Task prompt
Copy the listing verbatim, excluding any images found in it.

Material
Begin

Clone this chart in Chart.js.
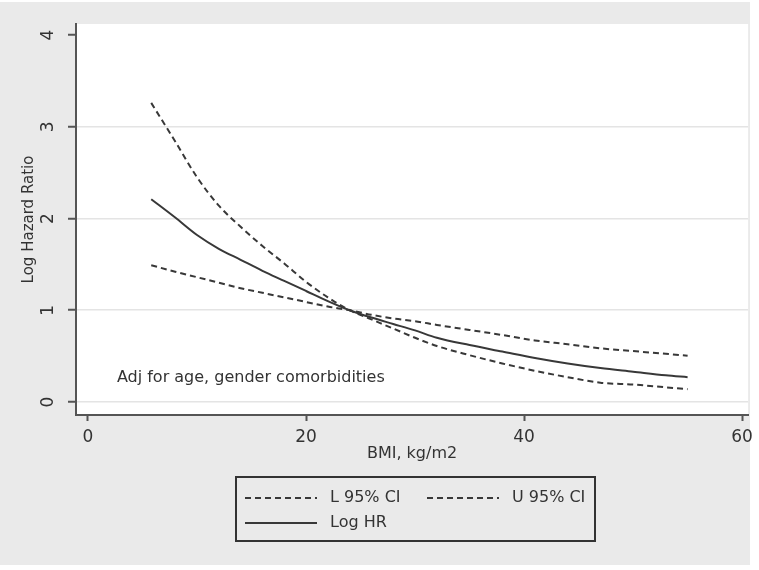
<!DOCTYPE html>
<html lang="en">
<head>
<meta name="viewport" content="width=device-width, initial-scale=1">
<script src="https://cdn.jsdelivr.net/npm/chart.js"></script>
<style>
  body { margin: 0; background: #fff; }
  .chart-box { position: relative; width: 759px; height: 570px; }
</style>
</head>
<body>

<div class="chart-box">
    <canvas id="hrChart"></canvas>
</div>

<script>
    // values
    const bmi     = [5.8, 8, 10, 12, 14, 16, 18, 20, 22, 24, 26, 28, 30, 32, 35, 38, 41, 44, 47, 50, 53, 55];
    const logHR   = [2.21, 2.01, 1.82, 1.67, 1.55, 1.43, 1.32, 1.21, 1.10, 1.00, 0.92, 0.85, 0.78, 0.70, 0.62, 0.55, 0.48, 0.42, 0.37, 0.33, 0.29, 0.27];
    const lowerCI = [1.49, 1.42, 1.36, 1.30, 1.24, 1.19, 1.14, 1.09, 1.04, 1.00, 0.95, 0.91, 0.88, 0.84, 0.785, 0.73, 0.67, 0.63, 0.585, 0.555, 0.525, 0.505];
    const upperCI = [3.26, 2.84, 2.45, 2.14, 1.91, 1.70, 1.51, 1.31, 1.14, 1.00, 0.90, 0.80, 0.70, 0.61, 0.51, 0.42, 0.34, 0.27, 0.21, 0.19, 0.16, 0.14];
    const xTicks  = [0, 20, 40, 60];
    const yTicks  = [0, 1, 2, 3, 4];
    const note    = "Adj for age, gender comorbidities";

    const ink = '#383838';
    const font = '"DejaVu Sans"';

    const pts = ys => bmi.map((x, i) => ({ x: x, y: ys[i] }));

    // grey page, white plot region
    const backdrop = {
        id: 'backdrop',
        beforeDraw(chart) {
            const { ctx, chartArea: a } = chart;
            ctx.save();
            ctx.fillStyle = '#fff';
            ctx.fillRect(0, 0, chart.width, chart.height);
            ctx.fillStyle = '#eaeaea';
            ctx.fillRect(0, 2, 750, 563);
            ctx.fillStyle = '#fff';
            ctx.fillRect(a.left, a.top, a.right - a.left, a.bottom - a.top);
            ctx.restore();
        }
    };

    // rotated y tick labels, the note, and the boxed legend
    const extras = {
        id: 'extras',
        afterDraw(chart) {
            const { ctx, scales, chartArea: a } = chart;
            ctx.save();
            ctx.fillStyle = '#333';
            ctx.font = '17px ' + font;
            ctx.textAlign = 'center';
            ctx.textBaseline = 'middle';
            scales.y.ticks.forEach(t => {
                const py = scales.y.getPixelForValue(t.value);
                ctx.save();
                ctx.translate(49, py);
                ctx.rotate(-Math.PI / 2);
                ctx.fillText(String(t.value), 0, 0);
                ctx.restore();
            });

            ctx.font = '16px ' + font;
            ctx.textAlign = 'left';
            ctx.fillStyle = '#333';
            ctx.fillText(note, scales.x.getPixelForValue(2.65), scales.y.getPixelForValue(0.26));

            // legend box
            const bx = a.left + 160, by = a.bottom + 62;
            ctx.strokeStyle = '#333';
            ctx.lineWidth = 2;
            ctx.strokeRect(bx, by, 359, 64);
            const slots = [[bx + 9, by + 21], [bx + 191, by + 21], [bx + 9, by + 46]];
            chart.data.datasets.forEach((ds, i) => {
                const [sx, sy] = slots[i];
                ctx.beginPath();
                ctx.setLineDash(ds.borderDash || []);
                ctx.lineWidth = ds.borderWidth;
                ctx.strokeStyle = ds.borderColor;
                ctx.moveTo(sx, sy);
                ctx.lineTo(sx + 72, sy);
                ctx.stroke();
                ctx.setLineDash([]);
                ctx.fillStyle = '#333';
                ctx.font = '16px ' + font;
                ctx.fillText(ds.label, sx + 85, sy);
            });
            ctx.restore();
        }
    };

    const ctx = document.getElementById('hrChart').getContext('2d');
    const hrChart = new Chart(ctx, {
        type: 'line',
        data: {
            datasets: [
                { label: 'L 95% CI', data: pts(lowerCI), borderColor: ink, borderWidth: 2, borderDash: [6, 4] },
                { label: 'U 95% CI', data: pts(upperCI), borderColor: ink, borderWidth: 2, borderDash: [6, 4] },
                { label: 'Log HR',   data: pts(logHR),   borderColor: ink, borderWidth: 2 }
            ]
        },
        options: {
            responsive: true,
            maintainAspectRatio: false,
            animation: false,
            elements: {
                point: { radius: 0 },
                line: { cubicInterpolationMode: 'monotone', fill: false }
            },
            layout: { padding: { top: 24, right: 9, bottom: 95, left: 0 } },
            plugins: {
                legend: { display: false },
                tooltip: { enabled: false }
            },
            scales: {
                x: {
                    type: 'linear',
                    min: -1.1,
                    max: 60.55,
                    afterBuildTicks: s => { s.ticks = xTicks.map(v => ({ value: v })); },
                    afterFit: s => { s.height = 60; },
                    grid: { drawOnChartArea: false, drawTicks: true, tickLength: 6, tickColor: '#555', tickWidth: 2 },
                    border: { color: '#555', width: 2 },
                    ticks: { color: '#333', font: { family: font, size: 17 }, padding: 6, maxRotation: 0 },
                    title: { display: true, text: 'BMI, kg/m2', color: '#333', font: { family: font, size: 16 }, padding: { top: 0, bottom: 12 } }
                },
                y: {
                    type: 'linear',
                    min: -0.142,
                    max: 4.12,
                    afterBuildTicks: s => { s.ticks = yTicks.map(v => ({ value: v })); },
                    afterFit: s => { s.width = 76; },
                    grid: {
                        color: c => (c.tick && c.tick.value === 4) ? 'rgba(0,0,0,0)' : '#e4e4e4',
                        lineWidth: 1.5,
                        drawTicks: true,
                        tickLength: 8,
                        tickColor: '#555',
                        tickWidth: 2
                    },
                    border: { color: '#555', width: 2 },
                    ticks: { display: false },
                    title: { display: true, text: 'Log Hazard Ratio', color: '#333', font: { family: font, size: 15 }, padding: { top: 20, bottom: 0 } }
                }
            }
        },
        plugins: [backdrop, extras]
    });
</script>
</body>
</html>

End

Solved exercise
Clone this chart in Chart.js.
<!DOCTYPE html>
<html lang="en">
<head>
<meta name="viewport" content="width=device-width, initial-scale=1">
<script src="https://cdn.jsdelivr.net/npm/chart.js"></script>
<style>
  body { margin: 0; background: #fff; }
  .chart-box { position: relative; width: 759px; height: 570px; }
</style>
</head>
<body>

<div class="chart-box">
    <canvas id="hrChart"></canvas>
</div>

<script>
    // values
    const bmi     = [5.8, 8, 10, 12, 14, 16, 18, 20, 22, 24, 26, 28, 30, 32, 35, 38, 41, 44, 47, 50, 53, 55];
    const logHR   = [2.21, 2.01, 1.82, 1.67, 1.55, 1.43, 1.32, 1.21, 1.10, 1.00, 0.92, 0.85, 0.78, 0.70, 0.62, 0.55, 0.48, 0.42, 0.37, 0.33, 0.29, 0.27];
    const lowerCI = [1.49, 1.42, 1.36, 1.30, 1.24, 1.19, 1.14, 1.09, 1.04, 1.00, 0.95, 0.91, 0.88, 0.84, 0.785, 0.73, 0.67, 0.63, 0.585, 0.555, 0.525, 0.505];
    const upperCI = [3.26, 2.84, 2.45, 2.14, 1.91, 1.70, 1.51, 1.31, 1.14, 1.00, 0.90, 0.80, 0.70, 0.61, 0.51, 0.42, 0.34, 0.27, 0.21, 0.19, 0.16, 0.14];
    const xTicks  = [0, 20, 40, 60];
    const yTicks  = [0, 1, 2, 3, 4];
    const note    = "Adj for age, gender comorbidities";

    const ink = '#383838';
    const font = '"DejaVu Sans"';

    const pts = ys => bmi.map((x, i) => ({ x: x, y: ys[i] }));

    // grey page, white plot region
    const backdrop = {
        id: 'backdrop',
        beforeDraw(chart) {
            const { ctx, chartArea: a } = chart;
            ctx.save();
            ctx.fillStyle = '#fff';
            ctx.fillRect(0, 0, chart.width, chart.height);
            ctx.fillStyle = '#eaeaea';
            ctx.fillRect(0, 2, 750, 563);
            ctx.fillStyle = '#fff';
            ctx.fillRect(a.left, a.top, a.right - a.left, a.bottom - a.top);
            ctx.restore();
        }
    };

    // rotated y tick labels, the note, and the boxed legend
    const extras = {
        id: 'extras',
        afterDraw(chart) {
            const { ctx, scales, chartArea: a } = chart;
            ctx.save();
            ctx.fillStyle = '#333';
            ctx.font = '17px ' + font;
            ctx.textAlign = 'center';
            ctx.textBaseline = 'middle';
            scales.y.ticks.forEach(t => {
                const py = scales.y.getPixelForValue(t.value);
                ctx.save();
                ctx.translate(49, py);
                ctx.rotate(-Math.PI / 2);
                ctx.fillText(String(t.value), 0, 0);
                ctx.restore();
            });

            ctx.font = '16px ' + font;
            ctx.textAlign = 'left';
            ctx.fillStyle = '#333';
            ctx.fillText(note, scales.x.getPixelForValue(2.65), scales.y.getPixelForValue(0.26));

            // legend box
            const bx = a.left + 160, by = a.bottom + 62;
            ctx.strokeStyle = '#333';
            ctx.lineWidth = 2;
            ctx.strokeRect(bx, by, 359, 64);
            const slots = [[bx + 9, by + 21], [bx + 191, by + 21], [bx + 9, by + 46]];
            chart.data.datasets.forEach((ds, i) => {
                const [sx, sy] = slots[i];
                ctx.beginPath();
                ctx.setLineDash(ds.borderDash || []);
                ctx.lineWidth = ds.borderWidth;
                ctx.strokeStyle = ds.borderColor;
                ctx.moveTo(sx, sy);
                ctx.lineTo(sx + 72, sy);
                ctx.stroke();
                ctx.setLineDash([]);
                ctx.fillStyle = '#333';
                ctx.font = '16px ' + font;
                ctx.fillText(ds.label, sx + 85, sy);
            });
            ctx.restore();
        }
    };

    const ctx = document.getElementById('hrChart').getContext('2d');
    const hrChart = new Chart(ctx, {
        type: 'line',
        data: {
            datasets: [
                { label: 'L 95% CI', data: pts(lowerCI), borderColor: ink, borderWidth: 2, borderDash: [6, 4] },
                { label: 'U 95% CI', data: pts(upperCI), borderColor: ink, borderWidth: 2, borderDash: [6, 4] },
                { label: 'Log HR',   data: pts(logHR),   borderColor: ink, borderWidth: 2 }
            ]
        },
        options: {
            responsive: true,
            maintainAspectRatio: false,
            animation: false,
            elements: {
                point: { radius: 0 },
                line: { cubicInterpolationMode: 'monotone', fill: false }
            },
            layout: { padding: { top: 24, right: 9, bottom: 95, left: 0 } },
            plugins: {
                legend: { display: false },
                tooltip: { enabled: false }
            },
            scales: {
                x: {
                    type: 'linear',
                    min: -1.1,
                    max: 60.55,
                    afterBuildTicks: s => { s.ticks = xTicks.map(v => ({ value: v })); },
                    afterFit: s => { s.height = 60; },
                    grid: { drawOnChartArea: false, drawTicks: true, tickLength: 6, tickColor: '#555', tickWidth: 2 },
                    border: { color: '#555', width: 2 },
                    ticks: { color: '#333', font: { family: font, size: 17 }, padding: 6, maxRotation: 0 },
                    title: { display: true, text: 'BMI, kg/m2', color: '#333', font: { family: font, size: 16 }, padding: { top: 0, bottom: 12 } }
                },
                y: {
                    type: 'linear',
                    min: -0.142,
                    max: 4.12,
                    afterBuildTicks: s => { s.ticks = yTicks.map(v => ({ value: v })); },
                    afterFit: s => { s.width = 76; },
                    grid: {
                        color: c => (c.tick && c.tick.value === 4) ? 'rgba(0,0,0,0)' : '#e4e4e4',
                        lineWidth: 1.5,
                        drawTicks: true,
                        tickLength: 8,
                        tickColor: '#555',
                        tickWidth: 2
                    },
                    border: { color: '#555', width: 2 },
                    ticks: { display: false },
                    title: { display: true, text: 'Log Hazard Ratio', color: '#333', font: { family: font, size: 15 }, padding: { top: 20, bottom: 0 } }
                }
            }
        },
        plugins: [backdrop, extras]
    });
</script>
</body>
</html>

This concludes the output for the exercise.